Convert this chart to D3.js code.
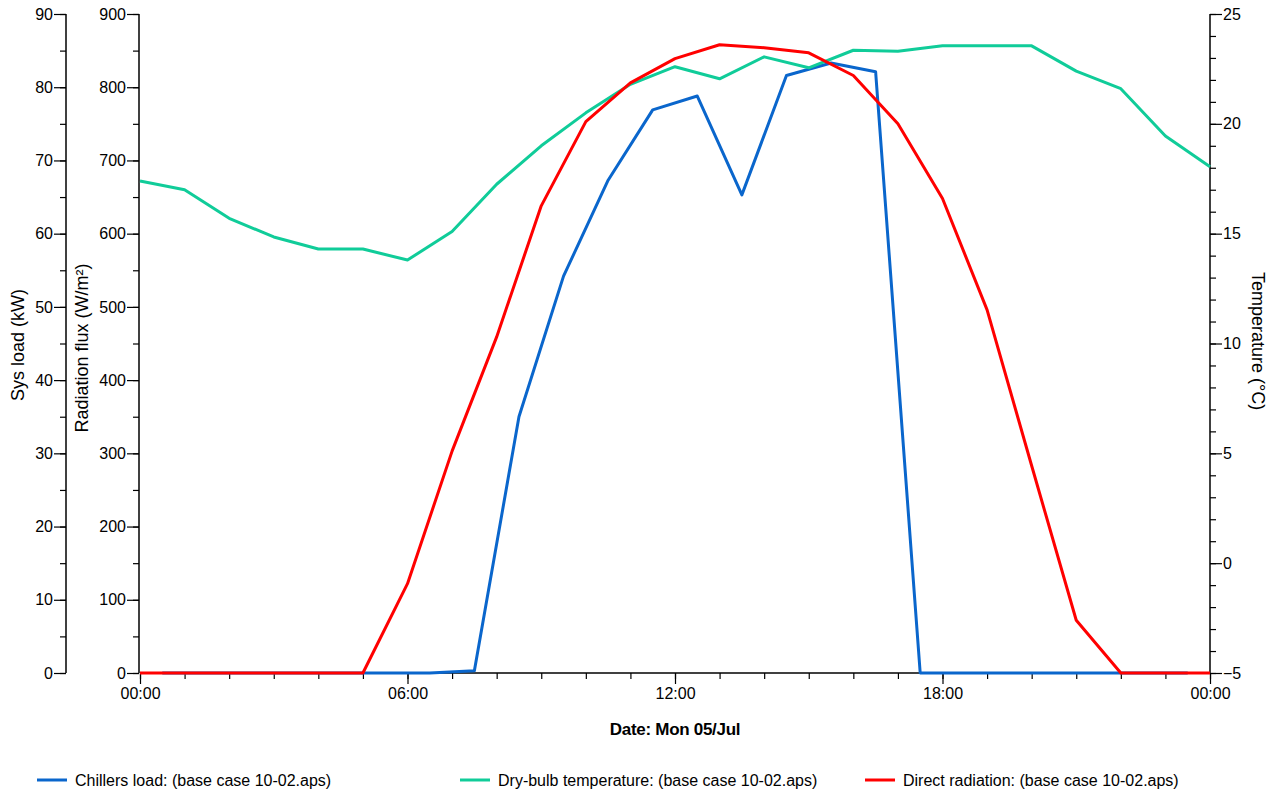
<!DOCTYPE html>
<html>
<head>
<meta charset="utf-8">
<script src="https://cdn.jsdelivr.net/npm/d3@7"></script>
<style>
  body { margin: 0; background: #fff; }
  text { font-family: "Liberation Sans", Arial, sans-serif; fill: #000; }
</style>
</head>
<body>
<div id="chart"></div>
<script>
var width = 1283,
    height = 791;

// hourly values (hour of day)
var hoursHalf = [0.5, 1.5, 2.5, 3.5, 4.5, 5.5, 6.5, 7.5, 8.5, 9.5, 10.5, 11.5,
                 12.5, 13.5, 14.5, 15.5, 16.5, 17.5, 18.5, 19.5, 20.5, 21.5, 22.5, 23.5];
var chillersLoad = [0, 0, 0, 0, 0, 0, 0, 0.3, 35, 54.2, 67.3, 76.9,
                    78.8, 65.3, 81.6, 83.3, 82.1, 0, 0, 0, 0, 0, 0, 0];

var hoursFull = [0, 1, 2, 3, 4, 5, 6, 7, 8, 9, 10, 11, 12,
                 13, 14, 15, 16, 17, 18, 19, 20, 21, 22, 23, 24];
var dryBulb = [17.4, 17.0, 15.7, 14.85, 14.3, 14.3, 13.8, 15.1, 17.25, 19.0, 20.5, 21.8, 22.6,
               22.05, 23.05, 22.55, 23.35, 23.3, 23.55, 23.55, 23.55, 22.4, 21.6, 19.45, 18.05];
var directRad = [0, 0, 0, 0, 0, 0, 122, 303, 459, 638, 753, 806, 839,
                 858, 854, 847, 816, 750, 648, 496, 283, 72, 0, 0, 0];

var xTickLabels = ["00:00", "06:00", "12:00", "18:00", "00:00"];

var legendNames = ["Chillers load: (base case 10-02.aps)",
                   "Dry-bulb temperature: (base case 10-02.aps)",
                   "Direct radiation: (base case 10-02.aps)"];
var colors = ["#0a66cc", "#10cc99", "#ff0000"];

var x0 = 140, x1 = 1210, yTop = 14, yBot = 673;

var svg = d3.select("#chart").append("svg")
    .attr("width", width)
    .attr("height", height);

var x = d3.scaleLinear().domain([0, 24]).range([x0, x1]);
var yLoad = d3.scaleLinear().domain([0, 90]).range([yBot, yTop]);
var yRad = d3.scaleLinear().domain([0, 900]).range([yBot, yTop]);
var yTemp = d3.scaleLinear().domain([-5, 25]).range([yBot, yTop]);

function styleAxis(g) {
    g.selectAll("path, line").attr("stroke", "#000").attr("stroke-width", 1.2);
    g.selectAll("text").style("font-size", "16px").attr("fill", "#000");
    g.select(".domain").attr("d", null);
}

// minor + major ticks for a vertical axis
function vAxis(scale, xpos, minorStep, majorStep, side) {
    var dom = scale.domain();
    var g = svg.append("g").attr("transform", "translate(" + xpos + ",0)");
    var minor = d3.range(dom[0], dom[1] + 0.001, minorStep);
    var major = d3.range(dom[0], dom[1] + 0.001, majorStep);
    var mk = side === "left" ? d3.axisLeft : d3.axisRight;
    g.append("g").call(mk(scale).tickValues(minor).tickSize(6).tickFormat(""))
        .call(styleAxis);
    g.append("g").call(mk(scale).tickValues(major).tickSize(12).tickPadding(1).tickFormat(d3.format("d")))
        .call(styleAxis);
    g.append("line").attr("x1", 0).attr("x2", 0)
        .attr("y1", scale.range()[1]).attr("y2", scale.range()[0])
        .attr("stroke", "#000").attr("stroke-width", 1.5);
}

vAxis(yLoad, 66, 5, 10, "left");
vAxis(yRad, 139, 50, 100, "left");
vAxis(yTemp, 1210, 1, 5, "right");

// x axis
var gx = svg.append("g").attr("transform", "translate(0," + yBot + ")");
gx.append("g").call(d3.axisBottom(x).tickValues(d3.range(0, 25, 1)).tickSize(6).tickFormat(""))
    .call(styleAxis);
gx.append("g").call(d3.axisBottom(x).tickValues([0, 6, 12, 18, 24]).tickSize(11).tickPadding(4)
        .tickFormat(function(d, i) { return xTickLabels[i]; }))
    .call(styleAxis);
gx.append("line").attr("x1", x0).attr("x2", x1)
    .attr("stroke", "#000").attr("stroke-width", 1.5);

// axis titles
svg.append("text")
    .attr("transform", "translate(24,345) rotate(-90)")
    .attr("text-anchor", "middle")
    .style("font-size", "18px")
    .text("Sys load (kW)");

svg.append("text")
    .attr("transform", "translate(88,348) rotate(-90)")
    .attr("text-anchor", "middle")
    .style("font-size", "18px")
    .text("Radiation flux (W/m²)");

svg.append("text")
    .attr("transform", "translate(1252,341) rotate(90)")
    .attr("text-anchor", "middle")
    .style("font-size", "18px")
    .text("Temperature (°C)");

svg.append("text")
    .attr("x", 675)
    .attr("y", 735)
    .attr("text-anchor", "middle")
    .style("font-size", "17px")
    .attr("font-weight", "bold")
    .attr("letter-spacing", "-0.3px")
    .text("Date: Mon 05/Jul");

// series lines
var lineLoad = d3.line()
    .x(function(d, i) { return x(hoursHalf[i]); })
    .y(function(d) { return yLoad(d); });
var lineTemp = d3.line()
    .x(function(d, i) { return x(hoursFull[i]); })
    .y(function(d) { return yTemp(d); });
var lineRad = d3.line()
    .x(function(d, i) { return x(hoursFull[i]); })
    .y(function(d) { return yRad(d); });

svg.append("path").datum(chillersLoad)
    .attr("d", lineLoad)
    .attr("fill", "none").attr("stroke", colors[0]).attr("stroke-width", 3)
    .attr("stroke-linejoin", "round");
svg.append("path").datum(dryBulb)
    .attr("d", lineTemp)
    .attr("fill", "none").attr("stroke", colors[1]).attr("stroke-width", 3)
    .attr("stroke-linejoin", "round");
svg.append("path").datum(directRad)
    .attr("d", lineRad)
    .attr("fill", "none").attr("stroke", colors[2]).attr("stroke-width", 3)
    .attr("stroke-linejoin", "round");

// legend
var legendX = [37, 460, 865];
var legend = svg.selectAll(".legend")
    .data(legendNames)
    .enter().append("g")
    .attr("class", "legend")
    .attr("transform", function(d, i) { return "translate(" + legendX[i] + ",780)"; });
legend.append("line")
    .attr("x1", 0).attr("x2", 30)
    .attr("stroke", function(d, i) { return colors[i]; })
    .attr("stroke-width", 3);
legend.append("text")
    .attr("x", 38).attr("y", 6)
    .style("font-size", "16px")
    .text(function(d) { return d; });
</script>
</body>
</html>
- - - - - - -
→ **Task directions**
Please take the lines from the beginning of the data above through the line holding "0, 0, 0, 0, 0];" and transcribe them exactly, without any pictures.

→ **Exercise result**
Convert this chart to D3.js code.
<!DOCTYPE html>
<html>
<head>
<meta charset="utf-8">
<script src="https://cdn.jsdelivr.net/npm/d3@7"></script>
<style>
  body { margin: 0; background: #fff; }
  text { font-family: "Liberation Sans", Arial, sans-serif; fill: #000; }
</style>
</head>
<body>
<div id="chart"></div>
<script>
var width = 1283,
    height = 791;

// hourly values (hour of day)
var hoursHalf = [0.5, 1.5, 2.5, 3.5, 4.5, 5.5, 6.5, 7.5, 8.5, 9.5, 10.5, 11.5,
                 12.5, 13.5, 14.5, 15.5, 16.5, 17.5, 18.5, 19.5, 20.5, 21.5, 22.5, 23.5];
var chillersLoad = [0, 0, 0, 0, 0, 0, 0, 0.3, 35, 54.2, 67.3, 76.9,
                    78.8, 65.3, 81.6, 83.3, 82.1, 0, 0, 0, 0, 0, 0, 0];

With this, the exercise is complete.